** Records for this exercise **
****
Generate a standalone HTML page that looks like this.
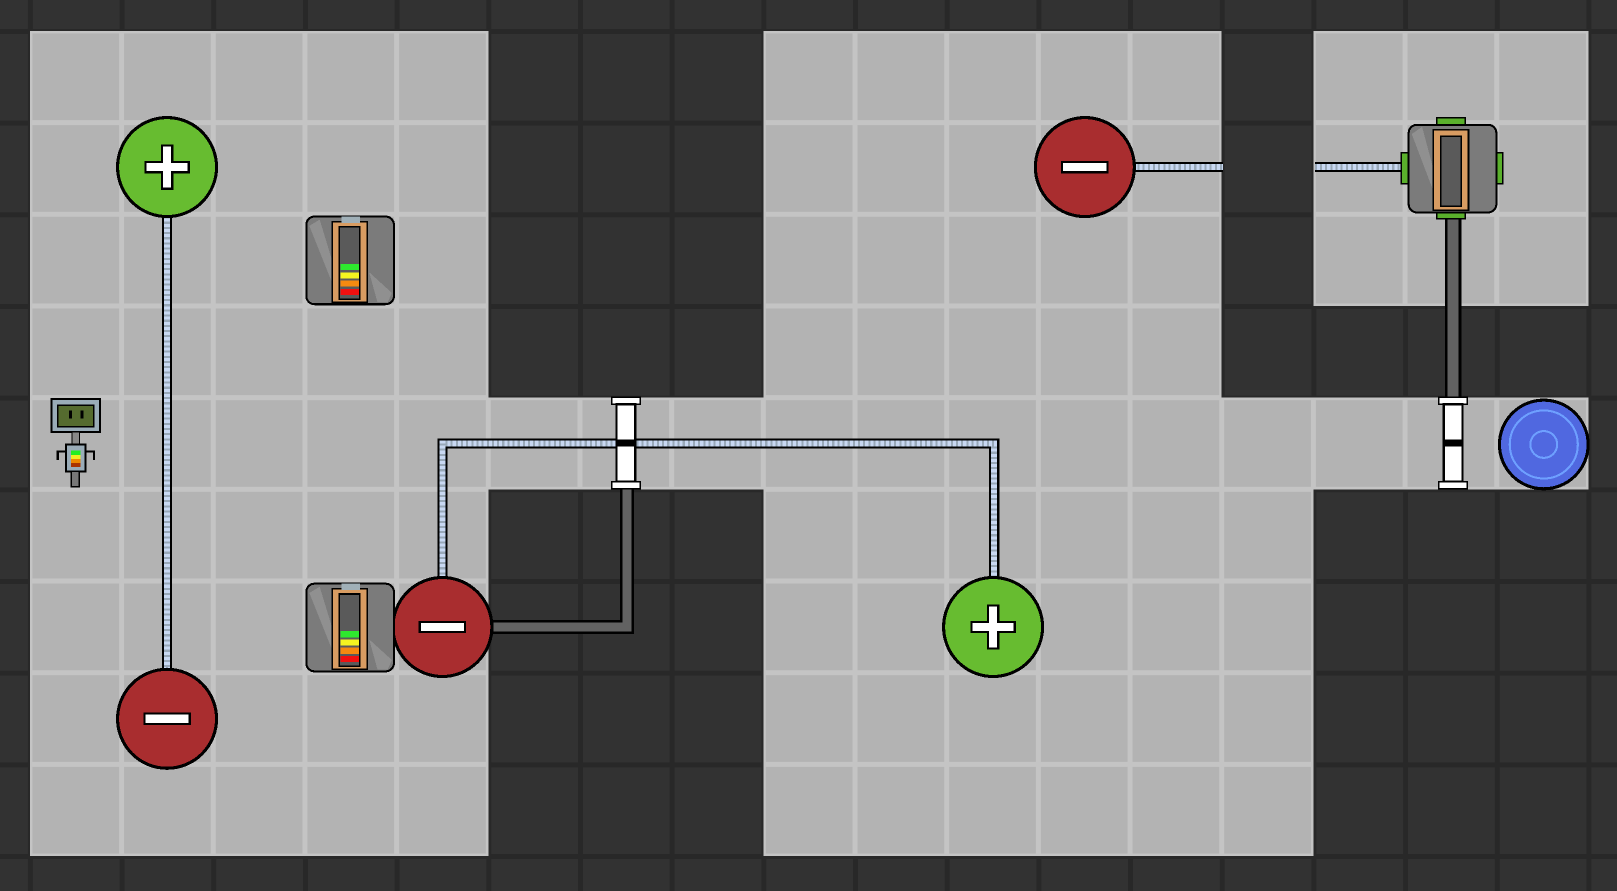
<!DOCTYPE html>
<html><head><meta charset="utf-8"><style>
html,body{margin:0;padding:0;background:#333;}
svg{display:block;}
</style></head><body>
<svg width="1617" height="891" viewBox="0 0 1568 864" xmlns="http://www.w3.org/2000/svg" shape-rendering="crispEdges">
<defs>
<pattern id="dk" x="29" y="30" width="88.9" height="88.9" patternUnits="userSpaceOnUse">
<rect width="88.9" height="88.9" fill="#323232"/>
<rect x="0" y="0" width="3" height="88.9" fill="#282828"/><rect x="86.9" y="0" width="2" height="88.9" fill="#282828"/>
<rect x="0" y="0" width="88.9" height="3" fill="#282828"/><rect x="0" y="86.9" width="88.9" height="2" fill="#282828"/>
</pattern>
<pattern id="lt" x="29" y="30" width="88.9" height="88.9" patternUnits="userSpaceOnUse">
<rect width="88.9" height="88.9" fill="#b3b3b3"/>
<rect x="0" y="0" width="2.5" height="88.9" fill="#c4c4c4"/><rect x="86.4" y="0" width="2.5" height="88.9" fill="#c4c4c4"/>
<rect x="0" y="0" width="88.9" height="2.5" fill="#c4c4c4"/><rect x="0" y="86.4" width="88.9" height="2.5" fill="#c4c4c4"/>
</pattern>
<g id="bat">
<rect x="1" y="1" width="85" height="85" rx="8" fill="#7b7b7b" stroke="#000" stroke-width="2"/>
<polygon points="4,10 14,4 28,50 28,70" fill="#909090"/>
<polygon points="62,55 84,75 80,84 70,84" fill="#909090"/>
<rect x="26" y="6" width="34" height="78" fill="#d89c62" stroke="#000" stroke-width="1.5"/>
<rect x="35" y="1" width="18" height="6" fill="#a0b0b8"/>
<rect x="33" y="11" width="20" height="70" fill="#5a5a5a" stroke="#000" stroke-width="1.5"/>
</g>
<g id="minus">
<circle r="48" fill="#a92d2f" stroke="#000" stroke-width="3"/>
<rect x="-22" y="-5" width="44" height="10" fill="#fff" stroke="#000" stroke-width="2"/>
</g>
<g id="plus">
<circle r="48" fill="#67bc30" stroke="#000" stroke-width="3"/>
<path d="M-5,-21 H5 V-5 H21 V5 H5 V21 H-5 V5 H-21 V-5 H-5 Z" fill="#fff" stroke="#000" stroke-width="2"/>
</g>
<g id="door">
<rect x="-14" y="0" width="28" height="7" fill="#fff" stroke="#000" stroke-width="1.5"/>
<rect x="-9" y="7" width="18" height="75" fill="#fff" stroke="#000" stroke-width="2"/>
<rect x="-9" y="41" width="18" height="7" fill="#000"/>
<rect x="-14" y="82" width="28" height="7" fill="#fff" stroke="#000" stroke-width="1.5"/>
</g>
</defs>
<rect width="1568" height="864" fill="url(#dk)"/>
<g fill="url(#lt)">
<rect x="29" y="30" width="444.5" height="800.1"/>
<rect x="473.5" y="385.6" width="266.7" height="88.9"/>
<rect x="740.2" y="30" width="444.5" height="800.1"/>
<rect x="1184.7" y="385.6" width="88.9" height="444.5"/>
<rect x="1273.6" y="30" width="266.7" height="266.7"/>
<rect x="1273.6" y="385.6" width="266.7" height="88.9"/>
</g>
<g fill="none" stroke-linejoin="miter">
<path d="M474,608 H608 V470" stroke="#000" stroke-width="14"/>
<path d="M474,608 H608 V470" stroke="#626262" stroke-width="9"/>
<path d="M1409,208 V388" stroke="#000" stroke-width="16"/>
<path d="M1409,208 V388" stroke="#626262" stroke-width="11"/>
</g>
<g fill="none">
<path d="M162,210 V650 M429,562 V430 H964 V562 M1098,162 H1186 M1275,162 H1362" stroke="#000" stroke-width="10"/>
<path d="M162,210 V650 M429,562 V430 H964 V562 M1098,162 H1186 M1275,162 H1362" stroke="#c8d8f2" stroke-width="6"/>
<path d="M162,210 V650 M429,562 V430 H964 V562 M1098,162 H1186 M1275,162 H1362" stroke="#98a8b8" stroke-width="6" stroke-dasharray="2,3"/>
</g>
<use href="#plus" x="162" y="162"/>
<use href="#minus" x="162" y="697"/>
<use href="#minus" x="429" y="608"/>
<use href="#plus" x="963" y="608"/>
<use href="#minus" x="1052" y="162"/>
<g transform="translate(296,209)"><use href="#bat"/>
<rect x="34" y="47" width="18" height="6" fill="#2ee82e"/><rect x="34" y="55" width="18" height="6" fill="#f5f520"/><rect x="34" y="63" width="18" height="6" fill="#f58a10"/><rect x="34" y="71" width="18" height="6" fill="#f01010"/></g>
<g transform="translate(296,565)"><use href="#bat"/>
<rect x="34" y="47" width="18" height="6" fill="#2ee82e"/><rect x="34" y="55" width="18" height="6" fill="#f5f520"/><rect x="34" y="63" width="18" height="6" fill="#f58a10"/><rect x="34" y="71" width="18" height="6" fill="#f01010"/></g>
<g transform="translate(1365,118)">
<rect x="-6" y="30" width="8" height="30" fill="#5ab02c" stroke="#000" stroke-width="1.5"/>
<rect x="84" y="30" width="8" height="30" fill="#5ab02c" stroke="#000" stroke-width="1.5"/>
<rect x="28" y="-4" width="28" height="8" fill="#5ab02c" stroke="#000" stroke-width="1.5"/>
<rect x="28" y="86" width="28" height="8" fill="#5ab02c" stroke="#000" stroke-width="1.5"/>
<rect x="1" y="3" width="85" height="85" rx="8" fill="#7b7b7b" stroke="#000" stroke-width="2"/>
<polygon points="4,12 14,5 26,50 26,70" fill="#909090"/>
<rect x="25" y="8" width="34" height="78" fill="#d89c62" stroke="#000" stroke-width="1.5"/>
<rect x="32" y="14" width="20" height="68" fill="#5a5a5a" stroke="#000" stroke-width="1.5"/>
</g>
<use href="#door" x="607" y="385"/>
<use href="#door" x="1409" y="385"/>
<g transform="translate(1497,431)">
<circle r="43" fill="#5068e0" stroke="#000" stroke-width="3"/>
<circle r="33" fill="none" stroke="#6ea0ff" stroke-width="2"/>
<circle r="13" fill="none" stroke="#6ea0ff" stroke-width="2"/>
</g>
<g>
<rect x="50" y="387" width="47" height="32" fill="#9aacb8" stroke="#000" stroke-width="2"/>
<rect x="56" y="393" width="35" height="21" fill="#556b2f" stroke="#000" stroke-width="1.5"/>
<rect x="67" y="398" width="3" height="8" fill="#000"/><rect x="78" y="398" width="3" height="8" fill="#000"/>
<rect x="70" y="419" width="7" height="12" fill="#888" stroke="#000" stroke-width="1"/>
<rect x="64" y="431" width="19" height="26" fill="#9aacb8" stroke="#000" stroke-width="2"/>
<rect x="69" y="437" width="9" height="4" fill="#2e2"/><rect x="69" y="441" width="9" height="4" fill="#ee2"/><rect x="69" y="445" width="9" height="4" fill="#e80"/><rect x="69" y="449" width="9" height="4" fill="#a30"/>
<path d="M64,438 H56 V446 M83,438 H91 V446" fill="none" stroke="#000" stroke-width="2"/>
<rect x="69" y="457" width="8" height="15" fill="#777" stroke="#000" stroke-width="1.5"/>
</g>
</svg>
</body></html>
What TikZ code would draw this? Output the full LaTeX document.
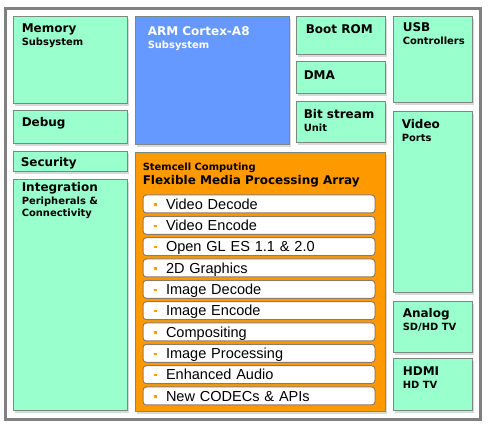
\documentclass[tikz,border=0pt]{standalone}
\usepackage{fontspec}
\newfontfamily\verd{DejaVu Sans}
\newfontfamily\ari{Liberation Sans}
\usetikzlibrary{shadows}
\definecolor{mint}{HTML}{99FFCC}
\definecolor{armblue}{HTML}{6699FF}
\definecolor{fmpaorange}{HTML}{FF9900}
\definecolor{boxline}{HTML}{7A8A82}
\definecolor{itemline}{HTML}{8C7B6A}
\definecolor{framegray}{HTML}{808080}
\definecolor{shade}{HTML}{D8D8D8}
\newcommand\sm{\fontsize{7.45}{9.4}\selectfont}
\newcommand\bg{\fontsize{9}{9.4}\selectfont}
\newcommand\bul{\textcolor{fmpaorange}{\rule[2.65pt]{1.9pt}{1.9pt}}\hspace{7.1pt}}
\begin{document}
\begin{tikzpicture}[x=0.75pt,y=-0.75pt,
    box/.style n args={4}{minimum width={((#3)-(#1))*0.75pt},minimum height={((#4)-(#2))*0.75pt},
      at={({((#1)+(#3))/2},{((#2)+(#4))/2})}},
    blk/.style={draw=boxline,fill=mint,inner sep=0,line width=0.75pt,
      drop shadow={shadow xshift=1.5pt,shadow yshift=-1.5pt,fill=shade,opacity=1}},
    hd/.style={anchor=north west,inner sep=0,align=left,font=\verd\bfseries\bg},
    item/.style={draw=itemline,fill=white,rounded corners=2.5pt,line width=0.75pt,
      inner xsep=8.25pt,inner ysep=0,text width=157.5pt,align=left,
      text height=9pt,text depth=1.1pt,font=\ari\fontsize{10.9}{12}\selectfont}]
    \useasboundingbox (0,0) rectangle (490,431);
    \node[draw=framegray,line width=2.25pt,inner sep=0,box={5.5}{8.5}{480.5}{419.5}] (chip) {};

    % left column
    \node[blk,box={13}{17}{127}{104}] (mem) {};
    \node[blk,box={13}{111}{127}{144}] (dbg) {};
    \node[blk,box={13}{152}{127}{172}] (sec) {};
    \node[blk,box={13}{180}{127}{411}] (integ) {};
    \node[hd] (mem-t) at ([shift={(9,7)}]mem.north west) {Memory\\\sm Subsystem};
    \node[hd] (dbg-t) at ([shift={(9,7)}]dbg.north west) {Debug};
    \node[hd] (sec-t) at ([shift={(8,6)}]sec.north west) {Security};
    \node[hd] (integ-t) at ([shift={(9,3)}]integ.north west) {Integration\\\sm Peripherals \&\\\sm Connectivity};

    % middle
    \node[blk,fill=armblue,box={135}{17}{289}{145}] (arm) {};
    \node[hd,text=white] (arm-t) at ([shift={(13,10)}]arm.north west) {ARM Cortex-A8\\\sm Subsystem};
    \node[blk,box={296}{17}{385}{55}] (boot) {};
    \node[blk,box={296}{62}{385}{94}] (dma) {};
    \node[blk,box={296}{102}{385}{143}] (bits) {};
    \node[hd] (boot-t) at ([shift={(10,8)}]boot.north west) {Boot ROM};
    \node[hd] (dma-t) at ([shift={(8,9)}]dma.north west) {DMA};
    \node[hd] (bits-t) at ([shift={(8,8)}]bits.north west) {Bit stream\\\sm Unit};

    % media array
    \node[blk,fill=fmpaorange,box={135}{153}{385}{412}] (fmpa) {};
    \node[hd] (fmpa-t) at ([shift={(8,10)}]fmpa.north west) {\sm Stemcell Computing\\[1.5pt]\bg Flexible Media Processing Array};
    \foreach \t [count=\i from 0] in {Video Decode,Video Encode,Open GL ES 1.1 \& 2.0,2D Graphics,Image Decode,
        Image Encode,Compositing,Image Processing,Enhanced Audio,New CODECs \& APIs}
      \node[item,box={143}{195+21.33*\i}{375}{213+21.33*\i}] (it\i) {\bul\t};

    % right column
    \node[blk,box={393}{17}{472}{103}] (usb) {};
    \node[blk,box={393}{112}{472}{293}] (vid) {};
    \node[blk,box={393}{302}{472}{353}] (ana) {};
    \node[blk,box={393}{359}{472}{411}] (hdmi) {};
    \node[hd] (usb-t) at ([shift={(10,6)}]usb.north west) {USB\\\sm Controllers};
    \node[hd] (vid-t) at ([shift={(9,8)}]vid.north west) {Video\\\sm Ports};
    \node[hd] (ana-t) at ([shift={(10,7)}]ana.north west) {Analog\\\sm SD/HD TV};
    \node[hd] (hdmi-t) at ([shift={(10,8)}]hdmi.north west) {HDMI\\\sm HD TV};
\end{tikzpicture}
\end{document}
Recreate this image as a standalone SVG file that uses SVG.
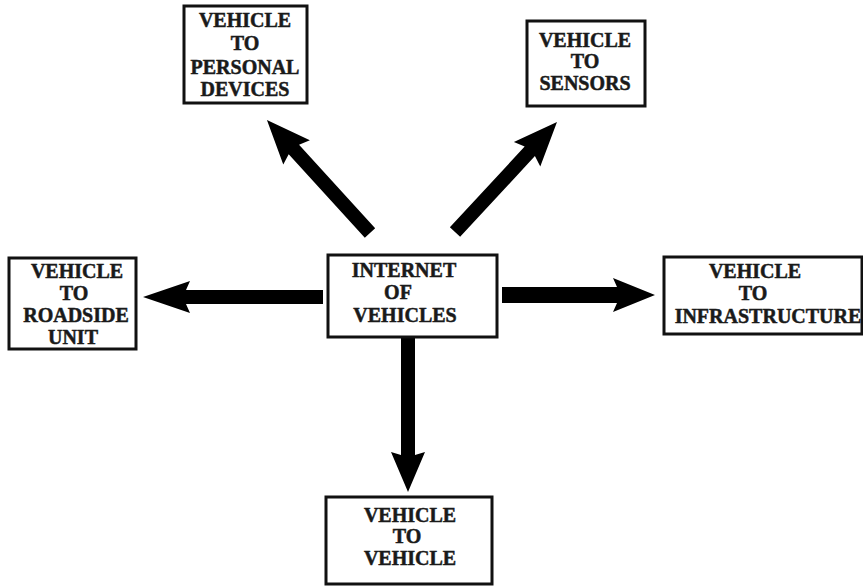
<svg xmlns="http://www.w3.org/2000/svg" width="863" height="587" viewBox="0 0 863 587">
  <style>
    .box { fill: #ffffff; stroke: #111111; stroke-width: 3; }
    .lbl { font-family: "Liberation Serif", "Times New Roman", serif; font-weight: bold; font-size: 20px; fill: #1a1a1a; stroke: #1a1a1a; stroke-width: 0.5; text-anchor: middle; }
    .arrow { fill: #000000; }
  </style>
  <rect width="863" height="587" fill="#ffffff"/>

  <!-- connectors: thick block arrows drawn from the hub outwards -->
  <g id="connectors">
    <!-- to personal devices -->
    <polygon class="arrow" transform="translate(370,233) rotate(-132.35)" points="0,-7 113,-7 109,-18 153,0 109,18 113,7 0,7"/>
    <!-- to sensors -->
    <polygon class="arrow" transform="translate(455,232) rotate(-47.16)" points="0,-7 110,-7 106,-18 150,0 106,18 110,7 0,7"/>
    <!-- to roadside unit -->
    <polygon class="arrow" transform="translate(323,297) rotate(180)" points="0,-7 137,-7 133,-16 180,0 133,16 137,7 0,7"/>
    <!-- to infrastructure -->
    <polygon class="arrow" transform="translate(502,295)" points="0,-8 115,-8 111,-17 153,0 111,17 115,8 0,8"/>
    <!-- to vehicle -->
    <polygon class="arrow" transform="translate(408,338) rotate(90)" points="0,-7 117,-7 114,-17 154,0 114,17 117,7 0,7"/>
  </g>

  <g id="node-personal-devices">
    <rect class="box" x="184" y="6" width="123" height="97"/>
    <text class="lbl" x="245" y="27">VEHICLE</text>
    <text class="lbl" x="245" y="50">TO</text>
    <text class="lbl" x="245" y="74">PERSONAL</text>
    <text class="lbl" x="245" y="96">DEVICES</text>
  </g>

  <g id="node-sensors">
    <rect class="box" x="527" y="21" width="118" height="85"/>
    <text class="lbl" x="585" y="47">VEHICLE</text>
    <text class="lbl" x="585" y="68">TO</text>
    <text class="lbl" x="585" y="90">SENSORS</text>
  </g>

  <g id="node-roadside-unit">
    <rect class="box" x="9" y="258" width="127" height="91"/>
    <text class="lbl" x="77" y="278">VEHICLE</text>
    <text class="lbl" x="74" y="300">TO</text>
    <text class="lbl" x="76" y="322">ROADSIDE</text>
    <text class="lbl" x="73" y="344">UNIT</text>
  </g>

  <g id="node-internet-of-vehicles">
    <rect class="box" x="328" y="255" width="169" height="82"/>
    <text class="lbl" x="404" y="277">INTERNET</text>
    <text class="lbl" x="398" y="299">OF</text>
    <text class="lbl" x="405" y="322">VEHICLES</text>
  </g>

  <g id="node-infrastructure">
    <rect class="box" x="664" y="257" width="198" height="77"/>
    <text class="lbl" x="755" y="278">VEHICLE</text>
    <text class="lbl" x="753" y="300">TO</text>
    <text class="lbl" x="768" y="323">INFRASTRUCTURE</text>
  </g>

  <g id="node-vehicle">
    <rect class="box" x="326" y="497" width="166" height="87"/>
    <text class="lbl" x="410" y="522">VEHICLE</text>
    <text class="lbl" x="407" y="543">TO</text>
    <text class="lbl" x="410" y="565">VEHICLE</text>
  </g>
</svg>
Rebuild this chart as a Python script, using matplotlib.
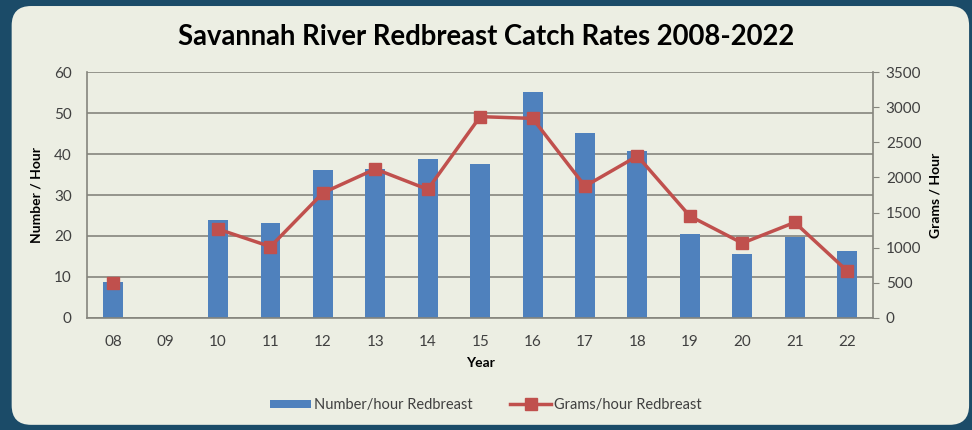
****
** The task **
Identify every line above with the string "standalone" in it. Copy those lines.

** Correct answer **
Generate a standalone HTML page that looks like this.
\documentclass[tikz,border=0pt]{standalone}
Recreate this image as a standalone SVG file that uses SVG.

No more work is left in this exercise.